Over 650 plate appearances that works out to:
(0.00287 WAR/PA) * (650 PA) = 1.9 WAR rWAR / 650 PA
Now let's work out the starting pitchers. This should work similarly, except we will replace the 6200 plate appearance scale with a 970 inning scale.
First, fWAR:
38.5 team WAR * (0.407 pitchwar / 1 team WAR) * (0.811 starterWAR / 1 pitching WAR) / 970 IP = 0.0131 WAR / IP
Over a 185 inning season, this works out to:
(0.0108 WAR / IP) * (185 IP) = 2.4 WAR
Next, rWAR:
30.9 team WAR * (0.425 pitchWAR / 1 team WAR) * (0.811 starterWAR / 1 pitching WAR) / 970 IP = 0.0110 WAR / IP
Over a 185 inning season, this works out to:
(0.00910 WAR/IP) * (185 IP) = 2.0 WAR
Now, the relief pitchers.
fWAR:
38.5 team WAR * (0.407 pitchwar / 1 team WAR) * (0.189 starterWAR / 1 pitching WAR) / 475 IP = 0.0062 WAR / IP
Over a 70 inning season, this works out to:
(0.0062 WAR / IP) * (70 IP) = 0.4 WAR
rWAR:
30.9 team WAR * (0.425 pitchwar / 1 team WAR) * (0.189 starterWAR / 1 pitching WAR) / 475 IP = 0.0052 WAR / IP
However, there is also a leverage index of 1.27, which means that, per inning, an average reliever would be worth:
0.0052 * 1.27 = 0.0066 rWAR
Over a 70 inning season, this works out to:
(0.0066 WAR / IP) * (70 IP) = 0.5 WAR
So, interestingly, we see that a 2.0 2.5 WAR season as average is actually somewhat off. Considering a 2.5 fWAR season as average production for position players and starting pitchers actually overcorrectly estimates position player and starting pitcher performance in general by quite a bit. It is a good, but is a poor benchmark by rWAR. Comparing relief pitchers by WAR is quite difficult to do, since not every pitcher gets equal opportunity to produce. However, it is worthwhile to note that, due to leverage index, 1 relief pitcher rWAR is actually slightly less valuable than 1 relief pitcher fWAR.

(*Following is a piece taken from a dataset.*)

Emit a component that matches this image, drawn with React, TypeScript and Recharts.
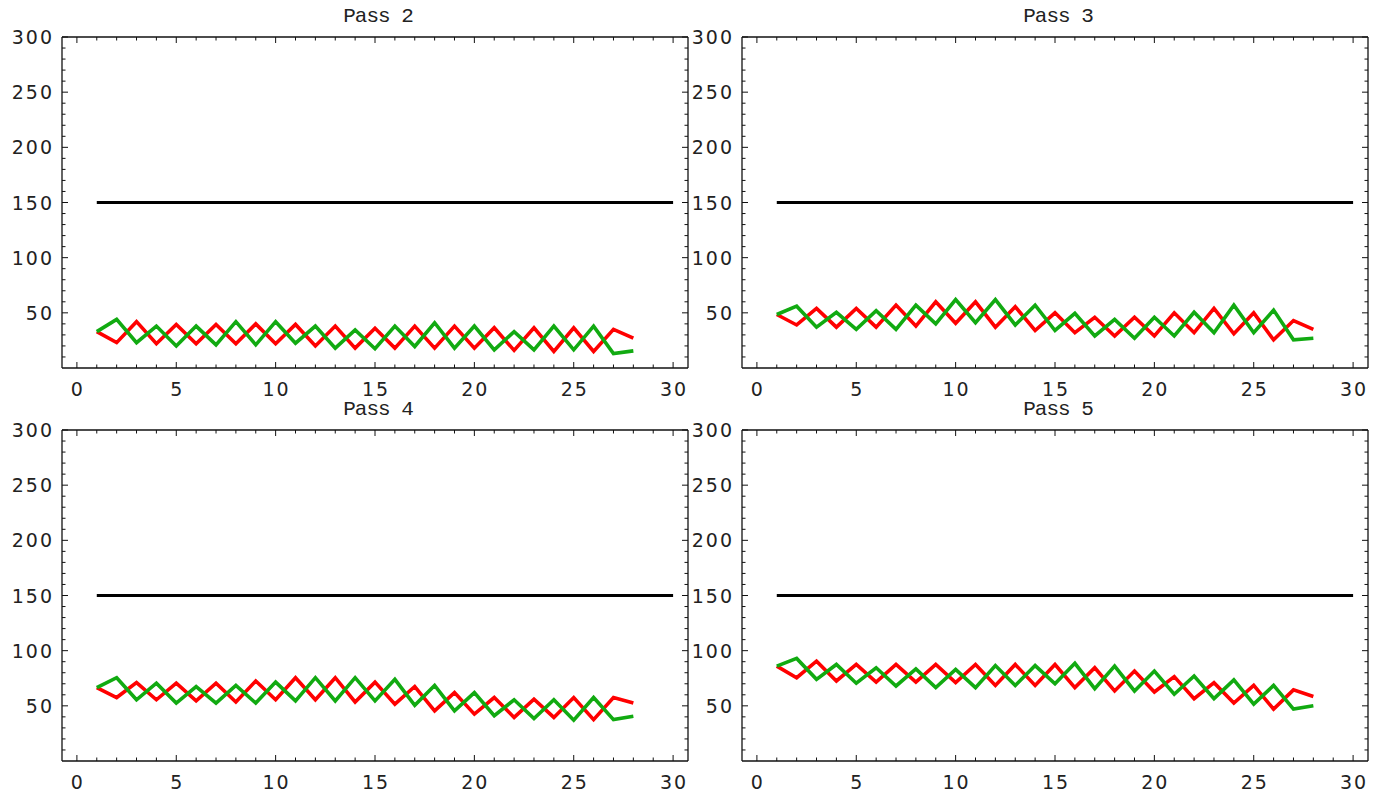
import React from 'react';
import { LineChart, Line, XAxis, YAxis } from 'recharts';

const XS = [1,2,3,4,5,6,7,8,9,10,11,12,13,14,15,16,17,18,19,20,21,22,23,24,25,26,27,28];
const BASE_X = [1, 30];
const BASE_VALUE = 150;
const X_TICKS = [0,1,2,3,4,5,6,7,8,9,10,11,12,13,14,15,16,17,18,19,20,21,22,23,24,25,26,27,28,29,30];
const Y_TICKS = [10,20,30,40,50,60,70,80,90,100,110,120,130,140,150,160,170,180,190,200,210,220,230,240,250,260,270,280,290,300];
const TITLES = ['Pass 2', 'Pass 3', 'Pass 4', 'Pass 5'];

const PASS2_RED = [33,23,42,22,39.5,22,39.5,22,40,22,39.5,20,38,18,36,18,38,18,38,18,36.5,16,36.5,15,36.5,15,35,27];
const PASS2_GREEN = [33,44,23,38,20,38,21,42,21,42,22.5,38,18,34.5,17.5,38,19.5,41,18,38,16.5,33,16.5,38,16.5,38,13,15.5];
const PASS3_RED = [48.5,39,54,37,54,37,57,38,60,40.5,60,37,55.5,34,50,32,46,29,46,29,50,32,54,31,50,25.5,43,35];
const PASS3_GREEN = [48.5,56,37,50.5,35,52,35,57,40,62,41,62,39,57,34,49.5,29,44,27,46,29,50.5,32,57,32,52.5,25.5,27];
const PASS4_RED = [66.5,57.5,71,55.5,70.5,54.5,70.5,53.5,72.5,55.5,75.5,55.5,75.5,53.5,71.5,51.5,67.5,45.5,62,42.5,57.5,39.5,56,39.5,57.5,37.5,57.5,52.5];
const PASS4_GREEN = [66.5,75.5,55.5,70.5,52.5,67.5,52.5,68.5,52.5,71.5,54.5,75.5,54.5,75.5,54.5,74,50.5,68.5,45.5,62,41,55.5,38.5,55.5,37,57.5,37.5,40.5];
const PASS5_RED = [86,75.5,90.5,72.5,87.5,71.5,87.5,71.5,87.5,71,87.5,68.5,87.5,68.5,87.5,66.5,84.5,63.5,81.5,62.5,76.5,56.5,71,52.5,68.5,47,64.5,58.5];
const PASS5_GREEN = [86,93,74,87.5,70.5,84.5,68,83.5,66.5,83,66.5,86.5,68.5,86.5,70,88.5,65.5,86,63.5,81.5,60.5,77,56.5,73.5,51.5,68.5,47,50];

const PANELS = [
  { title: TITLES[0], red: PASS2_RED, green: PASS2_GREEN, left: 0, top: 0 },
  { title: TITLES[1], red: PASS3_RED, green: PASS3_GREEN, left: 680, top: 0 },
  { title: TITLES[2], red: PASS4_RED, green: PASS4_GREEN, left: 0, top: 393 },
  { title: TITLES[3], red: PASS5_RED, green: PASS5_GREEN, left: 680, top: 393 },
];

const AX_L = 62;
const AX_R = 3;
const AX_T = 37;
const AX_B = 36;
const W = 691;
const H = 331 + AX_T + AX_B;
const PL = AX_L;
const PR = W - AX_R;
const PT = AX_T;
const PB = H - AX_B;

const LABEL_FONT = { fontFamily: 'DejaVu Sans', fontSize: 19, letterSpacing: 2, fill: '#222' };
const INK = '#111';

const isMajorX = (v: number) => v % 5 === 0;
const isMajorY = (v: number) => v % 50 === 0;

const BottomTick = (props: any) => {
  const { x, payload } = props;
  const v = payload.value;
  const major = isMajorX(v);
  return (
    <g>
      <line x1={x} x2={x} y1={PB} y2={PB - (major ? 6 : 3.5)} stroke={INK} strokeWidth={1} />
      {major && (
        <text x={x + 1} y={PB + 21} textAnchor="middle" dominantBaseline="central" {...LABEL_FONT}>{v}</text>
      )}
    </g>
  );
};

const TopTick = (props: any) => {
  const { x, payload } = props;
  const major = isMajorX(payload.value);
  return <line x1={x} x2={x} y1={PT} y2={PT + (major ? 6 : 3.5)} stroke={INK} strokeWidth={1} />;
};

const LeftTick = (props: any) => {
  const { y, payload } = props;
  const v = payload.value;
  const major = isMajorY(v);
  return (
    <g>
      <line x1={PL} x2={PL + (major ? 6 : 3.5)} y1={y} y2={y} stroke={INK} strokeWidth={1} />
      {major && (
        <text x={PL - 8} y={y} textAnchor="end" dominantBaseline="central" {...LABEL_FONT}>{v}</text>
      )}
    </g>
  );
};

const RightTick = (props: any) => {
  const { y, payload } = props;
  const major = isMajorY(payload.value);
  return <line x1={PR} x2={PR - (major ? 6 : 3.5)} y1={y} y2={y} stroke={INK} strokeWidth={1} />;
};

const toPoints = (vals: number[]) => XS.map((x, i) => ({ x, y: vals[i] }));
const basePoints = BASE_X.map((x) => ({ x, y: BASE_VALUE }));

const Panel = ({ title, red, green, left, top }: any) => (
  <div style={{ position: 'absolute', left, top, width: W, height: H }}>
    <LineChart width={W} height={H} margin={{ top: 0, right: 0, bottom: 0, left: 0 }}>
      <XAxis xAxisId="b" type="number" dataKey="x" domain={[-0.75, 30.75]} ticks={X_TICKS} interval={0}
        orientation="bottom" height={AX_B} axisLine={{ stroke: INK, strokeWidth: 1.3 }} tickLine={false} tick={<BottomTick />} allowDataOverflow />
      <XAxis xAxisId="t" type="number" dataKey="x" domain={[-0.75, 30.75]} ticks={X_TICKS} interval={0}
        orientation="top" height={AX_T} axisLine={{ stroke: INK, strokeWidth: 1.3 }} tickLine={false} tick={<TopTick />} allowDataOverflow />
      <YAxis yAxisId="l" type="number" domain={[0, 300]} ticks={Y_TICKS} interval={0}
        orientation="left" width={AX_L} axisLine={{ stroke: INK, strokeWidth: 1.3 }} tickLine={false} tick={<LeftTick />} allowDataOverflow />
      <YAxis yAxisId="r" type="number" domain={[0, 300]} ticks={Y_TICKS} interval={0}
        orientation="right" width={AX_R} axisLine={{ stroke: INK, strokeWidth: 1.3 }} tickLine={false} tick={<RightTick />} allowDataOverflow />
      <Line xAxisId="b" yAxisId="l" data={basePoints} dataKey="y" stroke="#000" strokeWidth={3.2} dot={false} isAnimationActive={false} />
      <Line xAxisId="b" yAxisId="l" data={toPoints(red)} dataKey="y" stroke="#ff0000" strokeWidth={3.6} dot={false} isAnimationActive={false} />
      <Line xAxisId="b" yAxisId="l" data={toPoints(green)} dataKey="y" stroke="#11aa11" strokeWidth={3.6} dot={false} isAnimationActive={false} />
    </LineChart>
    <div style={{ position: 'absolute', left: PL + 3, width: PR - PL, top: PT - 29, height: 18, lineHeight: '18px',
      textAlign: 'center', fontFamily: 'Liberation Mono', fontSize: 21, letterSpacing: -1, color: '#222', whiteSpace: 'nowrap' }}>{title}</div>
  </div>
);

export default function App() {
  return (
    <div style={{ position: 'absolute', left: 0, top: 0, width: 1382, height: 797, background: '#fff', overflow: 'hidden' }}>
      {PANELS.map((p) => <Panel key={p.title} {...p} />)}
    </div>
  );
}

So, now that we've discussed what these mean for our "average" players, it comes time to attempt to answer the question of which metric is "better." As we can tell from the slopes, wins scale slightly better with fWAR than with rWAR, suggesting the fWAR method is better. The r-squared values, however, suggest that neither method is superior. The fWAR model has an r-squared value of 0.7748 while the rWAR model has an r-squared value of 0.7755. A model that incorporates both (r-sq = 0.825) is actually slightly better than including only one of them, which suggests that using both methods of calculation (i.e., FIP vs. RA and UZR vs. TZ) does give us a better picture of a player's actual contribution to team wins. Additionally, the relative importances of each metric to that model are essentially the same (rWAR = 0.50045, fWAR = 0.49955), so the model thinks they're both equally useful.
In summation, I'd say that neither version of WAR is necessarily more useful (or "better") than the other, however, it is important to keep in mind that the methods do scale differently. Consider this for a moment: we talk about a 7 WAR player being a likely MVP candidate. Well, add a 7-WAR player to a team full of fangraphs replacement players and they're likely to win no more games than a team full of baseball-reference replacement players without that 7 WAR player. So what do you all think about that?